▶ _Problem to work on_
Retype all material exactly. Pictures stay out of the copy.

>> BEGIN Source material

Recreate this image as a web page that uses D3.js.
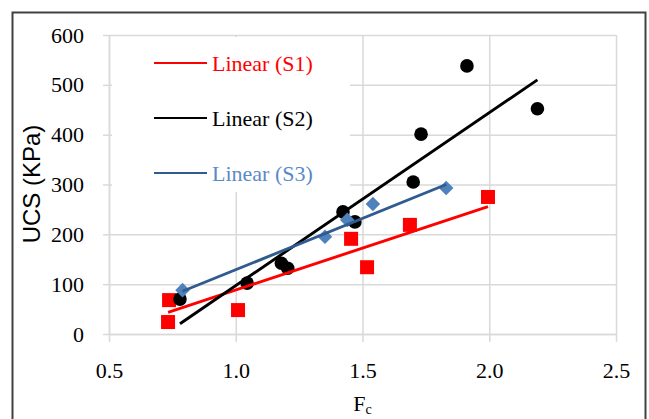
<!DOCTYPE html>
<html lang="en">
<head>
  <meta charset="UTF-8">
  <title>UCS vs Fc</title>
  <script src="https://cdn.jsdelivr.net/npm/d3@7"></script>
  <style>
    body { margin: 0; background: #fff; }
  </style>
</head>
<body>
  <script>
    // data
    const s1x = [0.733, 0.737, 1.009, 1.455, 1.518, 1.687, 1.995];
    const s1y = [24, 68, 48, 191, 134, 219, 275];
    const s2x = [0.78, 1.045, 1.18, 1.205, 1.423, 1.47, 1.70, 1.731, 1.912, 2.19];
    const s2y = [70, 102, 142, 132, 245, 225, 305, 401, 538, 452];
    const s3x = [0.79, 1.352, 1.44, 1.541, 1.83];
    const s3y = [88, 195, 229, 261, 293];

    // linear trendlines (slope, intercept) as shown on the chart
    const trendSlope = [167.8, 347, 206];
    const trendIntercept = [-79.4, -250, -77];

    const seriesNames = ["Linear (S1)", "Linear (S2)", "Linear (S3)"];
    const xTicks = [0.5, 1.0, 1.5, 2.0, 2.5];
    const yTicks = [0, 100, 200, 300, 400, 500, 600];

    const W = 649, H = 419;
    const mLeft = 109, mRight = 616, mTop = 35, mBottom = 334;
    const serif = "'Liberation Serif', 'Times New Roman', serif";

    const svg = d3.select("body").append("svg")
      .attr("width", W)
      .attr("height", H);

    svg.append("rect")
      .attr("x", 12.5).attr("y", 12.5)
      .attr("width", 633).attr("height", 430)
      .attr("fill", "#fff")
      .attr("stroke", "#404040")
      .attr("stroke-width", 2);

    const x = d3.scaleLinear().domain([0.5, 2.5]).range([mLeft, mRight]);
    const y = d3.scaleLinear().domain([0, 600]).range([mBottom, mTop]);

    // gridlines
    svg.append("g")
      .attr("transform", `translate(0,${mBottom})`)
      .call(d3.axisBottom(x).tickValues(xTicks).tickSize(-(mBottom - mTop)).tickFormat(""))
      .call(g => g.select(".domain").remove())
      .call(g => g.selectAll("line").attr("stroke", "#d9d9d9").attr("stroke-width", 1.5));
    svg.append("g")
      .attr("transform", `translate(${mLeft},0)`)
      .call(d3.axisLeft(y).tickValues(yTicks).tickSize(-(mRight - mLeft)).tickFormat(""))
      .call(g => g.select(".domain").remove())
      .call(g => g.selectAll("line").attr("stroke", "#d9d9d9").attr("stroke-width", 1.5));

    // axes
    const xAxis = svg.append("g")
      .attr("transform", `translate(0,${mBottom})`)
      .call(d3.axisBottom(x).tickValues(xTicks).tickSize(8).tickPadding(20).tickSizeOuter(0)
        .tickFormat(d3.format(".1f")));
    const yAxis = svg.append("g")
      .attr("transform", `translate(${mLeft},0)`)
      .call(d3.axisLeft(y).tickValues(yTicks).tickSize(6).tickPadding(19).tickSizeOuter(0));
    [xAxis, yAxis].forEach(a => {
      a.select(".domain").attr("stroke", "#d9d9d9").attr("stroke-width", 1.5);
      a.selectAll("line").attr("stroke", "#d9d9d9").attr("stroke-width", 1.5);
      a.selectAll("text")
        .attr("font-family", serif)
        .attr("font-size", 22)
        .attr("fill", "#000");
    });

    // legend box covers the grid
    svg.append("rect")
      .attr("x", 112).attr("y", 37)
      .attr("width", 238).attr("height", 155)
      .attr("fill", "#fff");

    // markers
    svg.append("g").selectAll("rect")
      .data(s1x.map((d, i) => [d, s1y[i]]))
      .join("rect")
      .attr("x", d => x(d[0]) - 7)
      .attr("y", d => y(d[1]) - 7)
      .attr("width", 14).attr("height", 14)
      .attr("fill", "#ff0000");

    svg.append("g").selectAll("circle")
      .data(s2x.map((d, i) => [d, s2y[i]]))
      .join("circle")
      .attr("cx", d => x(d[0]))
      .attr("cy", d => y(d[1]))
      .attr("r", 6.8)
      .attr("fill", "#000");

    const diamond = d3.symbol().type(d3.symbolDiamond2).size(135);
    svg.append("g").selectAll("path")
      .data(s3x.map((d, i) => [d, s3y[i]]))
      .join("path")
      .attr("d", diamond)
      .attr("transform", d => `translate(${x(d[0])},${y(d[1])})`)
      .attr("fill", "#4f81bd");

    // trendlines over the markers
    const lineColors = ["#ff0000", "#000000", "#2f5b8f"];
    const textColors = ["#ff0000", "#000000", "#5a8ac6"];
    const xs = [s1x, s2x, s3x];
    const line = d3.line().x(d => x(d[0])).y(d => y(d[1]));
    xs.forEach((arr, i) => {
      const ext = d3.extent(arr);
      svg.append("path")
        .attr("d", line(ext.map(v => [v, trendSlope[i] * v + trendIntercept[i]])))
        .attr("fill", "none")
        .attr("stroke", lineColors[i])
        .attr("stroke-width", 2.9);
    });

    // legend
    const legendY = [63, 118, 173];
    seriesNames.forEach((name, i) => {
      svg.append("line")
        .attr("x1", 154).attr("x2", 207)
        .attr("y1", legendY[i]).attr("y2", legendY[i])
        .attr("stroke", lineColors[i])
        .attr("stroke-width", 2);
      svg.append("text")
        .attr("x", 212).attr("y", legendY[i])
        .attr("dy", "0.35em")
        .attr("font-family", serif)
        .attr("font-size", 22)
        .attr("fill", textColors[i])
        .text(name);
    });

    // axis titles
    const xTitle = svg.append("text")
      .attr("x", (mLeft + mRight) / 2)
      .attr("y", 411)
      .attr("text-anchor", "middle")
      .attr("font-family", serif)
      .attr("font-size", 22)
      .attr("fill", "#000");
    xTitle.append("tspan").text("F");
    xTitle.append("tspan").attr("font-size", 14).attr("dy", 3).text("c");

    svg.append("text")
      .attr("transform", `translate(40,184) rotate(-90)`)
      .attr("text-anchor", "middle")
      .attr("font-family", "'Liberation Sans', Arial, sans-serif")
      .attr("font-size", 24)
      .attr("fill", "#000")
      .text("UCS (KPa)");
  </script>
</body>
</html>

>> END Source material

▶ _Exercise output_
Recreate this image as a web page that uses D3.js.
<!DOCTYPE html>
<html lang="en">
<head>
  <meta charset="UTF-8">
  <title>UCS vs Fc</title>
  <script src="https://cdn.jsdelivr.net/npm/d3@7"></script>
  <style>
    body { margin: 0; background: #fff; }
  </style>
</head>
<body>
  <script>
    // data
    const s1x = [0.733, 0.737, 1.009, 1.455, 1.518, 1.687, 1.995];
    const s1y = [24, 68, 48, 191, 134, 219, 275];
    const s2x = [0.78, 1.045, 1.18, 1.205, 1.423, 1.47, 1.70, 1.731, 1.912, 2.19];
    const s2y = [70, 102, 142, 132, 245, 225, 305, 401, 538, 452];
    const s3x = [0.79, 1.352, 1.44, 1.541, 1.83];
    const s3y = [88, 195, 229, 261, 293];

    // linear trendlines (slope, intercept) as shown on the chart
    const trendSlope = [167.8, 347, 206];
    const trendIntercept = [-79.4, -250, -77];

    const seriesNames = ["Linear (S1)", "Linear (S2)", "Linear (S3)"];
    const xTicks = [0.5, 1.0, 1.5, 2.0, 2.5];
    const yTicks = [0, 100, 200, 300, 400, 500, 600];

    const W = 649, H = 419;
    const mLeft = 109, mRight = 616, mTop = 35, mBottom = 334;
    const serif = "'Liberation Serif', 'Times New Roman', serif";

    const svg = d3.select("body").append("svg")
      .attr("width", W)
      .attr("height", H);

    svg.append("rect")
      .attr("x", 12.5).attr("y", 12.5)
      .attr("width", 633).attr("height", 430)
      .attr("fill", "#fff")
      .attr("stroke", "#404040")
      .attr("stroke-width", 2);

    const x = d3.scaleLinear().domain([0.5, 2.5]).range([mLeft, mRight]);
    const y = d3.scaleLinear().domain([0, 600]).range([mBottom, mTop]);

    // gridlines
    svg.append("g")
      .attr("transform", `translate(0,${mBottom})`)
      .call(d3.axisBottom(x).tickValues(xTicks).tickSize(-(mBottom - mTop)).tickFormat(""))
      .call(g => g.select(".domain").remove())
      .call(g => g.selectAll("line").attr("stroke", "#d9d9d9").attr("stroke-width", 1.5));
    svg.append("g")
      .attr("transform", `translate(${mLeft},0)`)
      .call(d3.axisLeft(y).tickValues(yTicks).tickSize(-(mRight - mLeft)).tickFormat(""))
      .call(g => g.select(".domain").remove())
      .call(g => g.selectAll("line").attr("stroke", "#d9d9d9").attr("stroke-width", 1.5));

    // axes
    const xAxis = svg.append("g")
      .attr("transform", `translate(0,${mBottom})`)
      .call(d3.axisBottom(x).tickValues(xTicks).tickSize(8).tickPadding(20).tickSizeOuter(0)
        .tickFormat(d3.format(".1f")));
    const yAxis = svg.append("g")
      .attr("transform", `translate(${mLeft},0)`)
      .call(d3.axisLeft(y).tickValues(yTicks).tickSize(6).tickPadding(19).tickSizeOuter(0));
    [xAxis, yAxis].forEach(a => {
      a.select(".domain").attr("stroke", "#d9d9d9").attr("stroke-width", 1.5);
      a.selectAll("line").attr("stroke", "#d9d9d9").attr("stroke-width", 1.5);
      a.selectAll("text")
        .attr("font-family", serif)
        .attr("font-size", 22)
        .attr("fill", "#000");
    });

    // legend box covers the grid
    svg.append("rect")
      .attr("x", 112).attr("y", 37)
      .attr("width", 238).attr("height", 155)
      .attr("fill", "#fff");

    // markers
    svg.append("g").selectAll("rect")
      .data(s1x.map((d, i) => [d, s1y[i]]))
      .join("rect")
      .attr("x", d => x(d[0]) - 7)
      .attr("y", d => y(d[1]) - 7)
      .attr("width", 14).attr("height", 14)
      .attr("fill", "#ff0000");

    svg.append("g").selectAll("circle")
      .data(s2x.map((d, i) => [d, s2y[i]]))
      .join("circle")
      .attr("cx", d => x(d[0]))
      .attr("cy", d => y(d[1]))
      .attr("r", 6.8)
      .attr("fill", "#000");

    const diamond = d3.symbol().type(d3.symbolDiamond2).size(135);
    svg.append("g").selectAll("path")
      .data(s3x.map((d, i) => [d, s3y[i]]))
      .join("path")
      .attr("d", diamond)
      .attr("transform", d => `translate(${x(d[0])},${y(d[1])})`)
      .attr("fill", "#4f81bd");

    // trendlines over the markers
    const lineColors = ["#ff0000", "#000000", "#2f5b8f"];
    const textColors = ["#ff0000", "#000000", "#5a8ac6"];
    const xs = [s1x, s2x, s3x];
    const line = d3.line().x(d => x(d[0])).y(d => y(d[1]));
    xs.forEach((arr, i) => {
      const ext = d3.extent(arr);
      svg.append("path")
        .attr("d", line(ext.map(v => [v, trendSlope[i] * v + trendIntercept[i]])))
        .attr("fill", "none")
        .attr("stroke", lineColors[i])
        .attr("stroke-width", 2.9);
    });

    // legend
    const legendY = [63, 118, 173];
    seriesNames.forEach((name, i) => {
      svg.append("line")
        .attr("x1", 154).attr("x2", 207)
        .attr("y1", legendY[i]).attr("y2", legendY[i])
        .attr("stroke", lineColors[i])
        .attr("stroke-width", 2);
      svg.append("text")
        .attr("x", 212).attr("y", legendY[i])
        .attr("dy", "0.35em")
        .attr("font-family", serif)
        .attr("font-size", 22)
        .attr("fill", textColors[i])
        .text(name);
    });

    // axis titles
    const xTitle = svg.append("text")
      .attr("x", (mLeft + mRight) / 2)
      .attr("y", 411)
      .attr("text-anchor", "middle")
      .attr("font-family", serif)
      .attr("font-size", 22)
      .attr("fill", "#000");
    xTitle.append("tspan").text("F");
    xTitle.append("tspan").attr("font-size", 14).attr("dy", 3).text("c");

    svg.append("text")
      .attr("transform", `translate(40,184) rotate(-90)`)
      .attr("text-anchor", "middle")
      .attr("font-family", "'Liberation Sans', Arial, sans-serif")
      .attr("font-size", 24)
      .attr("fill", "#000")
      .text("UCS (KPa)");
  </script>
</body>
</html>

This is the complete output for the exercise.